I think that comes back to the ‘sports club’ mentality. Granted, it does make for a very warm, friendly atmosphere. Members are treated as people who are expected to get involved, help spread the word, to show loyalty – to be invested in the process. What this means a lot of the time is that there is a lot of interaction between the organizers and audience members who are already on board, and not enough time and effort put into reaching people outside of the club. You don’t get many new members in every year; you’re preaching to the converted. This approach also means that members who’ve been around a long time have opinions about how it all should be run – and expect to be obeyed – even if they don’t do any of the work. And I know I might seem to be doing just that here, but it’s not the people, it’s the whole system I wonder about.
Guest speakers, to a lesser extent, are treated with the same familiarity. If you’re running a smaller con and you don’t pay a fee or expenses (you may even ask the guests to pay membership), then the guests you have are most likely local authors who are there because they’re into it and they know the crowd, or someone who’s new and eager, but not a known name, or a more serious mid-list author whose publisher has covered their costs (which is becoming less and less likely), or who forks out their own money to visit conventions a lot, which means that your audience may well have seen them a number of times before.
If you don’t have a large enough audience, you can’t attract the big names. If you don’t even have enough mid-list names, you can’t attract the audience – or sponsors – so you don’t get in enough money to cover your costs. If it costs your speakers money to come to these things, when they get paid to attend other festivals, they’re much less likely to come to yours. If you have the same guests every year, even your loyal members get jaded.

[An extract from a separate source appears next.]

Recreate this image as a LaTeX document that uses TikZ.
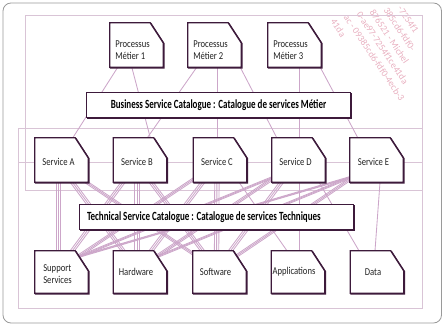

And when you get right down to it, the success of anything like this is judged on the experience of the audience.
But in ten years of being published as a writer, most of those years spent working at it full-time, I’ve seen the culture of book festivals flourish. There are many more, in Ireland at least, than there have ever been before. Even with arts budgets being slashed, these festivals are professionally run, well promoted, supported by their local communities and they can often attract big audiences, proper sponsorship and big name authors. Some can now boast a dedicated full-time staff and a permanent office. Normally, they’re in league with their local arts office or library, both of whom have the potential to source a venue for free. And if con organizers think that these people are all less passionate or motivated about their work, then they’ve never been to one of these festivals.
There is so much ability and experience among convention organizers, and they have such a passionate audience, it seems strange to me that the process is so stressful that organizers often get burned out after a few years. And yet the model for doing these conventions differently is already being used and used successfully elsewhere. Wexworlds was the first attempt to combine the eclectic quirkiness of a sci-fi con with the energy and fun of a children’s festival and I thought it worked really well, but it was run by an arts office facing budget cuts and only ran for a couple of years. I’d love to see something like that done again.
There’s huge potential in combining the experience of con organizers with the resources of libraries and arts offices, while taking a more professional approach to sponsorship, promotion and audience building. I like conventions, but I’d love to see them run more as a festival, a celebration of the work they centre round, rather than as a club for fans, some of whom clearly don’t appreciate the work the organizers have to put in and whose work sometimes seems as if it’s something to be endured, rather than enjoyed.